---------- Given material

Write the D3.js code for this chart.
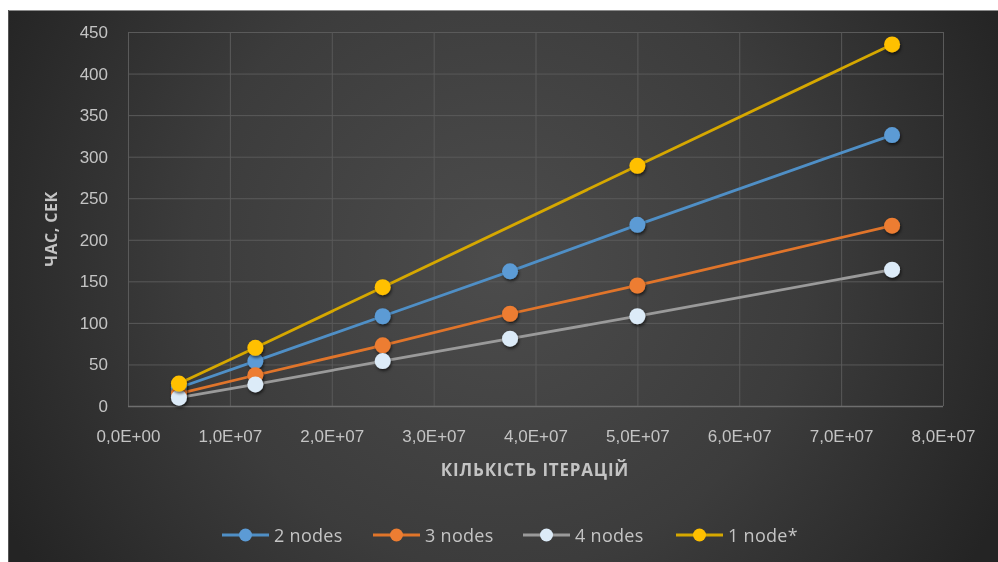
<!DOCTYPE html>
<html><head><meta charset="utf-8">
<script src="https://cdn.jsdelivr.net/npm/d3@7"></script>
<style>
html,body{margin:0;padding:0;background:#fff;}
svg{display:block;font-family:"Open Sans","DejaVu Sans",sans-serif;}
</style></head>
<body>
<svg id="c" width="998" height="562"></svg>
<script>
const iterations = [5e6, 1.25e7, 2.5e7, 3.75e7, 5e7, 7.5e7];
const seriesNames = ["2 nodes", "3 nodes", "4 nodes", "1 node*"];
const nodes2 = [22, 54, 108, 162, 218, 326];
const nodes3 = [15, 37, 73, 111, 145, 217];
const nodes4 = [10, 26, 54, 81, 108, 164];
const node1 = [27, 70, 143, null, 289, 435];
const xTicks = [0, 1e7, 2e7, 3e7, 4e7, 5e7, 6e7, 7e7, 8e7];
const xTickLabels = ["0,0E+00","1,0E+07","2,0E+07","3,0E+07","4,0E+07","5,0E+07","6,0E+07","7,0E+07","8,0E+07"];
const yTicks = [0, 50, 100, 150, 200, 250, 300, 350, 400, 450];
const yTitle = "ЧАС, СЕК";
const xTitle = "КІЛЬКІСТЬ ІТЕРАЦІЙ";

const seriesValues = [nodes2, nodes3, nodes4, node1];
const lineColors = ["#4f8fc6", "#e0742c", "#9a9a9a", "#d6a800"];
const markerColors = ["#5b9bd5", "#ed7d31", "#dcebf8", "#ffc000"];

const svg = d3.select("#c");
const defs = svg.append("defs");
const rg = defs.append("radialGradient").attr("id","bg")
  .attr("gradientUnits","userSpaceOnUse").attr("cx",500).attr("cy",260).attr("r",560);
rg.append("stop").attr("offset","0%").attr("stop-color","#4c4c4c");
rg.append("stop").attr("offset","55%").attr("stop-color","#3c3c3c");
rg.append("stop").attr("offset","100%").attr("stop-color","#242424");
const sh = defs.append("filter").attr("id","sh").attr("x","-50%").attr("y","-50%").attr("width","200%").attr("height","200%");
sh.append("feDropShadow").attr("dx",1).attr("dy",2).attr("stdDeviation",1.5).attr("flood-color","#000").attr("flood-opacity",0.6);
const bl = defs.append("filter").attr("id","bl");
bl.append("feGaussianBlur").attr("stdDeviation",0.6);

svg.append("rect").attr("x",8).attr("y",10).attr("width",990).attr("height",552).attr("fill","url(#bg)");
svg.append("line").attr("x1",8).attr("x2",998).attr("y1",10.5).attr("y2",10.5).attr("stroke","#8a8a8a").attr("stroke-width",1);
svg.append("line").attr("x1",8.5).attr("x2",8.5).attr("y1",10).attr("y2",562).attr("stroke","#555").attr("stroke-width",1);

const x = d3.scaleLinear().domain([0, 8e7]).range([128, 943]);
const y = d3.scaleLinear().domain([0, 450]).range([406, 32]);

const g = svg.append("g").attr("filter","url(#bl)");
const txt = "#c4c4c4";

// gridlines
const yAxis = d3.axisLeft(y).tickValues(yTicks).tickSize(-(943-128)).tickPadding(20).tickFormat(d3.format("d"));
const ya = g.append("g").attr("transform","translate(128,0)").call(yAxis);
ya.select(".domain").attr("stroke","#5e5e5e");
ya.selectAll(".tick line").attr("stroke","#5a5a5a").attr("stroke-width",1);
ya.selectAll(".tick text").attr("fill",txt).attr("font-size",17).attr("x",-20);

const xAxis = d3.axisBottom(x).tickValues(xTicks).tickSize(-(406-32)).tickPadding(24).tickFormat((d,i)=>xTickLabels[i]);
const xa = g.append("g").attr("transform","translate(0,406)").call(xAxis);
xa.select(".domain").remove();
xa.selectAll(".tick line").attr("stroke","#5a5a5a").attr("stroke-width",1);
xa.selectAll(".tick text").attr("fill",txt).attr("font-size",17);
g.append("line").attr("x1",128).attr("x2",943).attr("y1",406.5).attr("y2",406.5).attr("stroke","#6e6e6e").attr("stroke-width",1.5);

// axis titles
g.append("text").attr("transform","translate(57,229) rotate(-90)").attr("text-anchor","middle")
  .attr("fill",txt).attr("font-size",16).attr("font-weight","bold").attr("letter-spacing",0.5).text(yTitle);
g.append("text").attr("x",535).attr("y",476).attr("text-anchor","middle")
  .attr("fill",txt).attr("font-size",17).attr("font-weight","bold").attr("letter-spacing",0.8).text(xTitle);

// series
const line = d3.line().x(d=>x(d[0])).y(d=>y(d[1]));
seriesValues.forEach((vals,i)=>{
  const pts = iterations.map((it,j)=>[it, vals[j]]).filter(p=>p[1]!==null);
  g.append("path").datum(pts).attr("d",line).attr("fill","none")
    .attr("stroke",lineColors[i]).attr("stroke-width",2.8).attr("stroke-linejoin","round");
});
seriesValues.forEach((vals,i)=>{
  const pts = iterations.map((it,j)=>[it, vals[j]]).filter(p=>p[1]!==null);
  g.selectAll(null).data(pts).enter().append("circle")
    .attr("cx",d=>x(d[0])).attr("cy",d=>y(d[1])).attr("r",8)
    .attr("fill",markerColors[i]).attr("filter","url(#sh)");
});

// legend
const legX = [222, 373, 523, 676];
const lg = g.append("g");
seriesNames.forEach((n,i)=>{
  const lx = legX[i], ly = 535;
  lg.append("line").attr("x1",lx).attr("x2",lx+47).attr("y1",ly).attr("y2",ly)
    .attr("stroke",lineColors[i]).attr("stroke-width",2.8);
  lg.append("circle").attr("cx",lx+23.5).attr("cy",ly).attr("r",6.5).attr("fill",markerColors[i]);
  lg.append("text").attr("x",lx+52).attr("y",ly+6.5).attr("fill",txt).attr("font-size",18).attr("letter-spacing",0.3).text(n);
});
</script>
</body></html>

--------------------

# Task to carry out
Set down all the data again exactly as above, pictures excluded.

# The output
Write the D3.js code for this chart.
<!DOCTYPE html>
<html><head><meta charset="utf-8">
<script src="https://cdn.jsdelivr.net/npm/d3@7"></script>
<style>
html,body{margin:0;padding:0;background:#fff;}
svg{display:block;font-family:"Open Sans","DejaVu Sans",sans-serif;}
</style></head>
<body>
<svg id="c" width="998" height="562"></svg>
<script>
const iterations = [5e6, 1.25e7, 2.5e7, 3.75e7, 5e7, 7.5e7];
const seriesNames = ["2 nodes", "3 nodes", "4 nodes", "1 node*"];
const nodes2 = [22, 54, 108, 162, 218, 326];
const nodes3 = [15, 37, 73, 111, 145, 217];
const nodes4 = [10, 26, 54, 81, 108, 164];
const node1 = [27, 70, 143, null, 289, 435];
const xTicks = [0, 1e7, 2e7, 3e7, 4e7, 5e7, 6e7, 7e7, 8e7];
const xTickLabels = ["0,0E+00","1,0E+07","2,0E+07","3,0E+07","4,0E+07","5,0E+07","6,0E+07","7,0E+07","8,0E+07"];
const yTicks = [0, 50, 100, 150, 200, 250, 300, 350, 400, 450];
const yTitle = "ЧАС, СЕК";
const xTitle = "КІЛЬКІСТЬ ІТЕРАЦІЙ";

const seriesValues = [nodes2, nodes3, nodes4, node1];
const lineColors = ["#4f8fc6", "#e0742c", "#9a9a9a", "#d6a800"];
const markerColors = ["#5b9bd5", "#ed7d31", "#dcebf8", "#ffc000"];

const svg = d3.select("#c");
const defs = svg.append("defs");
const rg = defs.append("radialGradient").attr("id","bg")
  .attr("gradientUnits","userSpaceOnUse").attr("cx",500).attr("cy",260).attr("r",560);
rg.append("stop").attr("offset","0%").attr("stop-color","#4c4c4c");
rg.append("stop").attr("offset","55%").attr("stop-color","#3c3c3c");
rg.append("stop").attr("offset","100%").attr("stop-color","#242424");
const sh = defs.append("filter").attr("id","sh").attr("x","-50%").attr("y","-50%").attr("width","200%").attr("height","200%");
sh.append("feDropShadow").attr("dx",1).attr("dy",2).attr("stdDeviation",1.5).attr("flood-color","#000").attr("flood-opacity",0.6);
const bl = defs.append("filter").attr("id","bl");
bl.append("feGaussianBlur").attr("stdDeviation",0.6);

svg.append("rect").attr("x",8).attr("y",10).attr("width",990).attr("height",552).attr("fill","url(#bg)");
svg.append("line").attr("x1",8).attr("x2",998).attr("y1",10.5).attr("y2",10.5).attr("stroke","#8a8a8a").attr("stroke-width",1);
svg.append("line").attr("x1",8.5).attr("x2",8.5).attr("y1",10).attr("y2",562).attr("stroke","#555").attr("stroke-width",1);

const x = d3.scaleLinear().domain([0, 8e7]).range([128, 943]);
const y = d3.scaleLinear().domain([0, 450]).range([406, 32]);

const g = svg.append("g").attr("filter","url(#bl)");
const txt = "#c4c4c4";

// gridlines
const yAxis = d3.axisLeft(y).tickValues(yTicks).tickSize(-(943-128)).tickPadding(20).tickFormat(d3.format("d"));
const ya = g.append("g").attr("transform","translate(128,0)").call(yAxis);
ya.select(".domain").attr("stroke","#5e5e5e");
ya.selectAll(".tick line").attr("stroke","#5a5a5a").attr("stroke-width",1);
ya.selectAll(".tick text").attr("fill",txt).attr("font-size",17).attr("x",-20);

const xAxis = d3.axisBottom(x).tickValues(xTicks).tickSize(-(406-32)).tickPadding(24).tickFormat((d,i)=>xTickLabels[i]);
const xa = g.append("g").attr("transform","translate(0,406)").call(xAxis);
xa.select(".domain").remove();
xa.selectAll(".tick line").attr("stroke","#5a5a5a").attr("stroke-width",1);
xa.selectAll(".tick text").attr("fill",txt).attr("font-size",17);
g.append("line").attr("x1",128).attr("x2",943).attr("y1",406.5).attr("y2",406.5).attr("stroke","#6e6e6e").attr("stroke-width",1.5);

// axis titles
g.append("text").attr("transform","translate(57,229) rotate(-90)").attr("text-anchor","middle")
  .attr("fill",txt).attr("font-size",16).attr("font-weight","bold").attr("letter-spacing",0.5).text(yTitle);
g.append("text").attr("x",535).attr("y",476).attr("text-anchor","middle")
  .attr("fill",txt).attr("font-size",17).attr("font-weight","bold").attr("letter-spacing",0.8).text(xTitle);

// series
const line = d3.line().x(d=>x(d[0])).y(d=>y(d[1]));
seriesValues.forEach((vals,i)=>{
  const pts = iterations.map((it,j)=>[it, vals[j]]).filter(p=>p[1]!==null);
  g.append("path").datum(pts).attr("d",line).attr("fill","none")
    .attr("stroke",lineColors[i]).attr("stroke-width",2.8).attr("stroke-linejoin","round");
});
seriesValues.forEach((vals,i)=>{
  const pts = iterations.map((it,j)=>[it, vals[j]]).filter(p=>p[1]!==null);
  g.selectAll(null).data(pts).enter().append("circle")
    .attr("cx",d=>x(d[0])).attr("cy",d=>y(d[1])).attr("r",8)
    .attr("fill",markerColors[i]).attr("filter","url(#sh)");
});

// legend
const legX = [222, 373, 523, 676];
const lg = g.append("g");
seriesNames.forEach((n,i)=>{
  const lx = legX[i], ly = 535;
  lg.append("line").attr("x1",lx).attr("x2",lx+47).attr("y1",ly).attr("y2",ly)
    .attr("stroke",lineColors[i]).attr("stroke-width",2.8);
  lg.append("circle").attr("cx",lx+23.5).attr("cy",ly).attr("r",6.5).attr("fill",markerColors[i]);
  lg.append("text").attr("x",lx+52).attr("y",ly+6.5).attr("fill",txt).attr("font-size",18).attr("letter-spacing",0.3).text(n);
});
</script>
</body></html>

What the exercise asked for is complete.